Skeptics say it’s all in their heads. They say they’re canaries in the coal mine.
Across the country, some people are reporting new utility meters are making them feel ill because of the radiofrequency radiation they emit when transmitting usage data. Headaches, tinnitus (ringing in the ears) and vertigo are frequent symptoms.
Skeptics cite studies that show no ill health effects, and point out that the vast majority of consumers suffer no symptoms and challenge anyone who believes these devices pose a threat to also refrain from using wireless Internet, microwave ovens and cell phones. Responses to those points vary, but it generally boils down to a question of choice—people can control their exposure to devices, but not to a mandatory piece of equipment attached to their home by a municipality or utility.
In Saugerties, the planned installation of 1,800 new water meters in the Glasco Water District became controversial after several residents began warning their neighbors the new meters were unsafe. Though nobody reported a negative experience with the new water meters, several said new electric meters made them feel ill and believe water meters pose similar risks because they also transmit data remotely, though not as often.
County Legislator Bob Aiello says he doesn’t have a new “smart” electrical meter, but his neighbor, Doreen Peone, does. After hearing concerns about the new water meters from constituents, he inspected Peone’s electrical meter together with his wife Christine. “I got a funny sensation in my chest, a funny pressure,” he said. “I kinda stepped back and it went away. I’m kind of a hypochondriac about things like this, but I felt something.”

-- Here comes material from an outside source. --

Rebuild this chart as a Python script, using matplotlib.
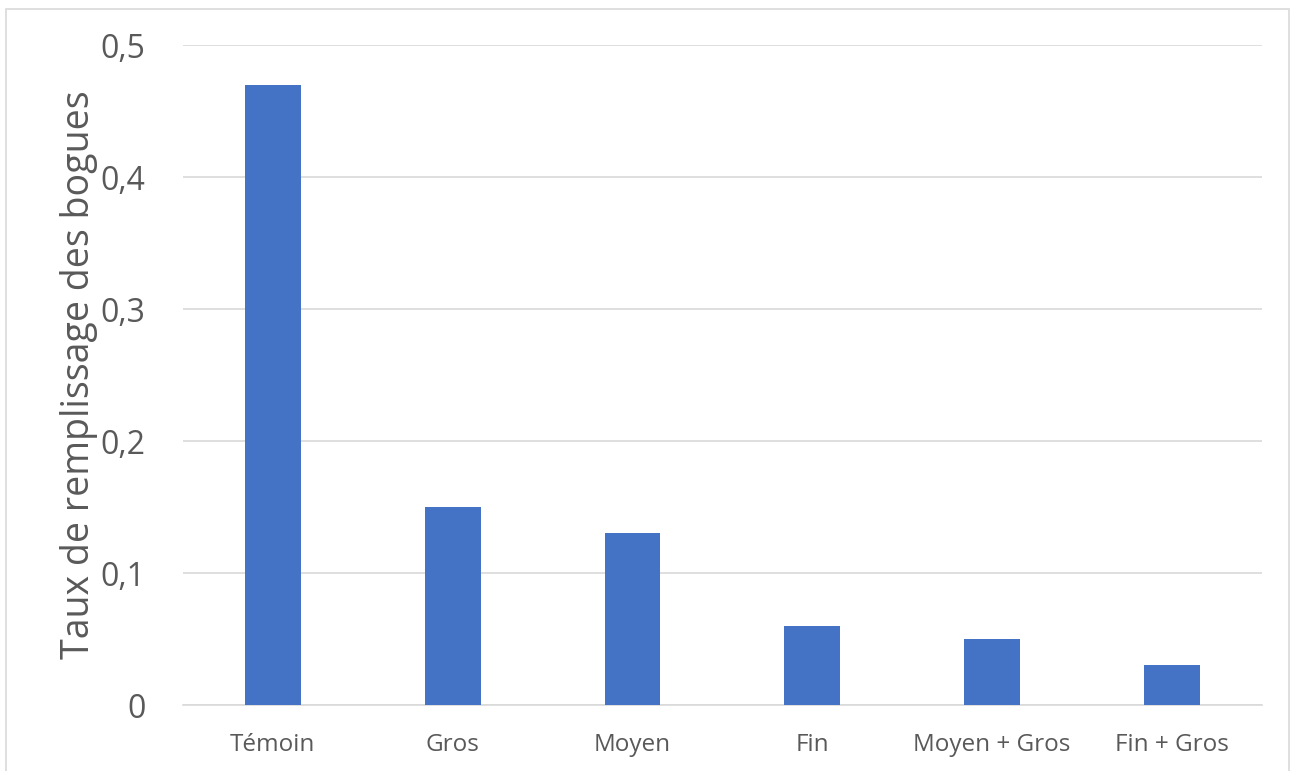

Peone said the new meter has caused ringing in her ears. “I am feeling ill health effects that I believe are related to the installation of the meters,” she said.
Peone says her doctor has been receptive to information she provided him about smart meter-related health problems, though he did not attribute her health problems to electromagnetic radiation.
Several Woodstock residents helped install a makeshift aluminum foil Faraday cage around Peone’s electric meter two weeks ago to mitigate the effects of the radiation.
Peone believes others are suffering meter-related illness but may not even realize it and that the new water meters will compound these problems.
Fellow Barclay Heights residents, Donna Greco and husband Paul Jameson, also complain of health effects from their electrical meter.
“When I am away from the house I feel better,” said Jameson.
Greco agrees: “We sleep better. I think [the meter] disturbs our sleep.”
According to Greco, the couple’s doctor has not found a cause for their ailments.
Greco doesn’t have any aluminum foil around her meter, though she has considered using an instrument to read the radiation from the meter. She says that several individuals from Woodstock are currently offering to read the radiation from anyone’s smart meter for a fee of $50, but she doesn’t wish to spend that much.